You can find this information by searching online for "housing associations [your area]" or by contacting your local council, which may have a list of registered providers.

Financial assessment

You'll need to undergo a financial assessment to determine how much you can afford to borrow. This will involve providing information about your income, outgoings, and credit history. It is highly recommended to seek independent financial advice at this stage.

An independent mortgage broker specialising in shared ownership can assess your income, outgoings, credit history, and financial circumstances to determine how much you can borrow and what type of mortgage would be suitable. They can also help you find lenders that offer mortgages for OPSO.

Get a mortgage decision in principle

You'll need to apply for a mortgage from a lender that specialises in shared ownership. Your mortgage broker will help find a suitable product for you and your situation.

Find a suitable property

Once you've been assessed and know what you can afford, you can start looking for suitable OPSO properties. Keep in touch with the housing associations you've contacted, as new properties become available regularly.

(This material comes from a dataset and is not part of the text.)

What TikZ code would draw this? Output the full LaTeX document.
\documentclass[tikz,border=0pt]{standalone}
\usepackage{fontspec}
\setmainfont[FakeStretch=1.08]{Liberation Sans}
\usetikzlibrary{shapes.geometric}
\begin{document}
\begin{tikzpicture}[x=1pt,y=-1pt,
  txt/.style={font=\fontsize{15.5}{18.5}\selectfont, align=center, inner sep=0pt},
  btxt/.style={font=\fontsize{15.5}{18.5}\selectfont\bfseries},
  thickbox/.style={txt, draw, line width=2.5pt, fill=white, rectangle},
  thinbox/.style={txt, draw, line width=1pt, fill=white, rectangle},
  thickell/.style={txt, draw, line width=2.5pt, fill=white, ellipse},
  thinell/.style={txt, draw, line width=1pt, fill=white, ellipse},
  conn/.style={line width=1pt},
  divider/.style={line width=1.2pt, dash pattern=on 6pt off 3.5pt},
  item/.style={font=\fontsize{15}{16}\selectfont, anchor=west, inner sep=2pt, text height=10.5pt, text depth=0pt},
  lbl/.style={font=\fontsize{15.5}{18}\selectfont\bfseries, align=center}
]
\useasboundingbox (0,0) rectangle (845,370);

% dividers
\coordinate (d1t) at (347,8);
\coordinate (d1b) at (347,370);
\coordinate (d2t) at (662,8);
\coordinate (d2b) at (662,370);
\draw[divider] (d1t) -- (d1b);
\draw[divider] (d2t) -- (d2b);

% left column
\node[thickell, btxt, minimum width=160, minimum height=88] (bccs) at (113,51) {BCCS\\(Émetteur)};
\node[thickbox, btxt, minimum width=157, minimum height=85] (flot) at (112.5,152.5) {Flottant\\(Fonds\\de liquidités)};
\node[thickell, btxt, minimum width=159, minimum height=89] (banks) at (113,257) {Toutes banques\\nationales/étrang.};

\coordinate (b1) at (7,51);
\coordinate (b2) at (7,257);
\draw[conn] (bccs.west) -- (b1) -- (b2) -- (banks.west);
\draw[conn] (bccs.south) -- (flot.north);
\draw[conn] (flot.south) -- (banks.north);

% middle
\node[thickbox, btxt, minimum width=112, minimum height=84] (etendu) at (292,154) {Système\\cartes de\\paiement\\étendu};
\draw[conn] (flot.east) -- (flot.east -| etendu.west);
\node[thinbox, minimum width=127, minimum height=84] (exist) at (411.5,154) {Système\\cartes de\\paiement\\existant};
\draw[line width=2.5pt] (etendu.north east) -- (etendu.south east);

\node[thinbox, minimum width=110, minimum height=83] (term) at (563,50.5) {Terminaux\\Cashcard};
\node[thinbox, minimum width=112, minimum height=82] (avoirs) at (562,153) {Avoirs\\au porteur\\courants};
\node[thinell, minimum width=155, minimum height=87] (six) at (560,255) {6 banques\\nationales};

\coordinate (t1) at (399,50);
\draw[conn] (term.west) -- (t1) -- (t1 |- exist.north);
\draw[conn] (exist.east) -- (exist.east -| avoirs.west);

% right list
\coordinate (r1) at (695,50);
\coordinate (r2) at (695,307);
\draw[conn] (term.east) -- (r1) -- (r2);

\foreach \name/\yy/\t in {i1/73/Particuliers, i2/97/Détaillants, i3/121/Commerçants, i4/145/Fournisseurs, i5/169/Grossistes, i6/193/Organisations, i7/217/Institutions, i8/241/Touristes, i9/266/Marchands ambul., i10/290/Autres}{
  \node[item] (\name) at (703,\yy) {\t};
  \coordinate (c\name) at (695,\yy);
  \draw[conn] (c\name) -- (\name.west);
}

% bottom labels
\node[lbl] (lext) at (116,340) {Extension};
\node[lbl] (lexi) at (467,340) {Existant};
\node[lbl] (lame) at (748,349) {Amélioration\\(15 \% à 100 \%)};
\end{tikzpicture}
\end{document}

You can also check local authority websites for information on affordable housing schemes. While online property portals may list shared ownership properties, you need to confirm the details with the relevant housing association.

Instruct a solicitor

You'll need to instruct a solicitor to handle the legal aspects of the purchase. This includes: reviewing the lease, conducting searches, and ensuring the transfer of ownership is legally sound.

Reserve the property

Once you've found a property you like, you'll need to reserve it. This usually involves paying a reservation fee. The fee is typically refundable if the purchase doesn't proceed for reasons outside of your control.

Mortgage application

Once your mortgage application is approved, you'll receive a mortgage offer, which outlines the terms of your loan.

Completion

Once all the legal and financial checks are complete, you can complete the purchase and move into your new home. This is often referred to as "exchange of contracts" and "completion."